-- START --
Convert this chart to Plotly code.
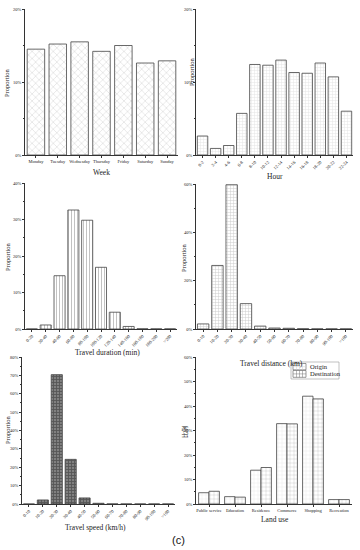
import plotly.graph_objects as go

# ---------------- data ----------------
week_cats = ["Monday", "Tuesday", "Wednesday", "Thursday", "Friday", "Saturday", "Sunday"]
week_vals = [14.5, 15.2, 15.5, 14.2, 15.0, 12.6, 12.9]

hour_cats = ["0-2", "2-4", "4-6", "6-8", "8-10", "10-12", "12-14", "14-16", "16-18", "18-20", "20-22", "22-24"]
hour_vals = [2.6, 0.9, 1.3, 5.7, 12.4, 12.3, 13.0, 11.3, 11.2, 12.6, 10.7, 6.0]

dur_cats = ["0-20", "20-40", "40-60", "60-80", "80-100", "100-120", "120-140", "140-160", "160-180", "180-200", ">200"]
dur_vals = [0.0, 1.1, 14.6, 32.6, 29.8, 16.9, 4.6, 0.7, 0.05, 0.03, 0.03]

dist_cats = ["0-10", "10-20", "20-30", "30-40", "40-50", "50-60", "60-70", "70-80", "80-90", "90-100", ">100"]
dist_vals = [2.1, 26.3, 59.7, 10.5, 1.2, 0.4, 0.3, 0.1, 0.05, 0.05, 0.05]

speed_cats = ["0-10", "10-20", "20-30", "30-40", "40-50", "50-60", "60-70", "70-80", "80-90", "90-100", ">100"]
speed_vals = [0.0, 2.2, 70.4, 24.3, 3.3, 0.4, 0.05, 0.02, 0.02, 0.02, 0.02]

land_cats = ["Public service", "Education", "Residence", "Commerce", "Shopping", "Recreation"]
origin_vals = [4.6, 3.0, 13.8, 32.8, 44.0, 1.8]
dest_vals = [5.2, 2.8, 14.9, 32.7, 42.9, 1.8]
series_names = ["Origin", "Destination"]

W, H = 360, 550
SERIF = "Liberation Serif"

def px(x0, x1):
    return [x0 / W, x1 / W]

def py(top, bottom):
    return [1 - bottom / H, 1 - top / H]

fig = go.Figure()

def bar(x, y, xa, ya, shape, fg="#8a8a8a", bg="white", size=4, sol=0.25, name=None, line="#444"):
    fig.add_trace(go.Bar(
        x=x, y=y, xaxis=xa, yaxis=ya, name=name, showlegend=False,
        marker=dict(color=bg, line=dict(color=line, width=0.8),
                    pattern=dict(shape=shape, fgcolor=fg, bgcolor=bg, size=size, solidity=sol)),
    ))

bar(week_cats, week_vals, "x", "y", "x", size=5, sol=0.15)
bar(hour_cats, hour_vals, "x2", "y2", "+", fg="#c8c8c8", size=3, sol=0.3)
bar(dur_cats, dur_vals, "x3", "y3", "|", fg="#777", size=3, sol=0.3)
bar(dist_cats, dist_vals, "x4", "y4", "+", fg="#999", size=3, sol=0.3)
bar(speed_cats, speed_vals, "x5", "y5", "+", fg="#2a2a2a", bg="#808080", size=3, sol=0.5)
bar(land_cats, origin_vals, "x6", "y6", "+", fg="#d0d0d0", size=4, sol=0.2, name=series_names[0])
bar(land_cats, dest_vals, "x6", "y6", "+", fg="#888", size=4, sol=0.2, name=series_names[1])

domains = {
    1: (px(25, 178), py(9, 155)),
    2: (px(196, 353), py(9, 155)),
    3: (px(25, 177), py(183, 329)),
    4: (px(196, 353), py(184, 329)),
    5: (px(22, 175), py(357, 504)),
    6: (px(196, 352), py(357, 504)),
}
yranges = {1: (0, 20, 10), 2: (0, 20, 10), 3: (0, 40, 10), 4: (0, 60, 20), 5: (0, 80, 10), 6: (0, 60, 10)}
tickangles = {1: 0, 2: -45, 3: -45, 4: -45, 5: -45, 6: 0}

layout = dict(
    width=W, height=H, margin=dict(l=0, r=0, t=0, b=0),
    paper_bgcolor="white", plot_bgcolor="white",
    font=dict(family=SERIF, color="#222", size=5),
    bargap=0.2, bargroupgap=0.0, barmode="group", showlegend=False,
)
for i in range(1, 7):
    s = "" if i == 1 else str(i)
    xd, yd = domains[i]
    lo, hi, dt = yranges[i]
    layout["xaxis" + s] = dict(domain=xd, anchor="y" + s, type="category", showline=True, linecolor="#333",
                              linewidth=0.8, ticks="outside", ticklen=2, tickcolor="#333",
                              tickangle=tickangles[i], tickfont=dict(size=4.5), showgrid=False,
                              automargin=False)
    layout["yaxis" + s] = dict(domain=yd, anchor="x" + s, range=[lo, hi], dtick=dt, ticksuffix="%",
                              showline=True, linecolor="#333", linewidth=0.8, ticks="outside", ticklen=2,
                              tickcolor="#333", tickfont=dict(size=4.5), showgrid=False, zeroline=False,
                              automargin=False,
                              minor=dict(ticks="outside", ticklen=1, tickcolor="#333", dtick=dt / 2))
fig.update_layout(**layout)

annots = [
    ("Week", 101, 172, 0, 7.5),
    ("Hour", 275, 177, 0, 7.5),
    ("Travel duration (min)", 107, 352, 0, 7.5),
    ("Travel distance (km)", 271, 363, 0, 7.5),
    ("Travel speed (km/h)", 95, 527, 0, 7.5),
    ("Land use", 275, 519, 0, 7.5),
    ("Proportion", 7, 83, -90, 6.5),
    ("Proportion", 192, 72, -90, 6.5),
    ("Proportion", 7, 257, -90, 6.5),
    ("Proportion", 183, 258, -90, 6.5),
    ("Proportion", 7, 430, -90, 6.5),
    ("比例", 184, 432, -90, 6),
]
for text, x, y, ang, sz in annots:
    fam = "Noto Sans CJK SC" if text == "比例" else SERIF
    fig.add_annotation(text=text, x=x / W, y=1 - y / H, xref="paper", yref="paper",
                       showarrow=False, textangle=ang, font=dict(family=fam, size=sz, color="#222"),
                       xanchor="center", yanchor="middle")
fig.add_annotation(text="(c)", x=178 / W, y=1 - 540 / H, xref="paper", yref="paper", showarrow=False,
                   font=dict(family="Liberation Sans", size=11, color="#111"), xanchor="center", yanchor="middle")

# ---- manual compact legend (box, swatches, labels) ----
def rect(x0, y0, x1, y1, line="#555", fill="white", w=0.6):
    fig.add_shape(type="rect", xref="paper", yref="paper", x0=x0 / W, x1=x1 / W,
                  y0=1 - y1 / H, y1=1 - y0 / H, line=dict(color=line, width=w), fillcolor=fill)

def seg(x0, y0, x1, y1, color, w=0.5):
    fig.add_shape(type="line", xref="paper", yref="paper", x0=x0 / W, x1=x1 / W,
                  y0=1 - y0 / H, y1=1 - y1 / H, line=dict(color=color, width=w))

rect(291, 362, 339, 379, line="#999", w=0.6)
sw = [(363.5, 369.8, "#cfcfcf"), (370.5, 377.3, "#777")]
for (t, b, gc), name in zip(sw, series_names):
    rect(293, t, 306, b, line="#555", w=0.6)
    for xx in (296.5, 299.5, 302.5):
        seg(xx, t, xx, b, gc)
    seg(293, (t + b) / 2, 306, (t + b) / 2, gc)
    fig.add_annotation(text=name, x=308 / W, y=1 - ((t + b) / 2) / H, xref="paper", yref="paper",
                       showarrow=False, xanchor="left", yanchor="middle",
                       font=dict(family=SERIF, size=6.5, color="#222"))

fig.write_html("out.html", config={"displayModeBar": False},
               post_script="document.body.style.margin='0';document.body.style.overflow='hidden';")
-- END --
### Work to be completed
Could the lines from the top of the material through the line with "week_vals = [14.5, 15.2, 15.5, 14.2, 15.0, 12.6, 12.9]" be repeated exactly, pictures left out?

### Result for this exercise
Convert this chart to Plotly code.
import plotly.graph_objects as go

# ---------------- data ----------------
week_cats = ["Monday", "Tuesday", "Wednesday", "Thursday", "Friday", "Saturday", "Sunday"]
week_vals = [14.5, 15.2, 15.5, 14.2, 15.0, 12.6, 12.9]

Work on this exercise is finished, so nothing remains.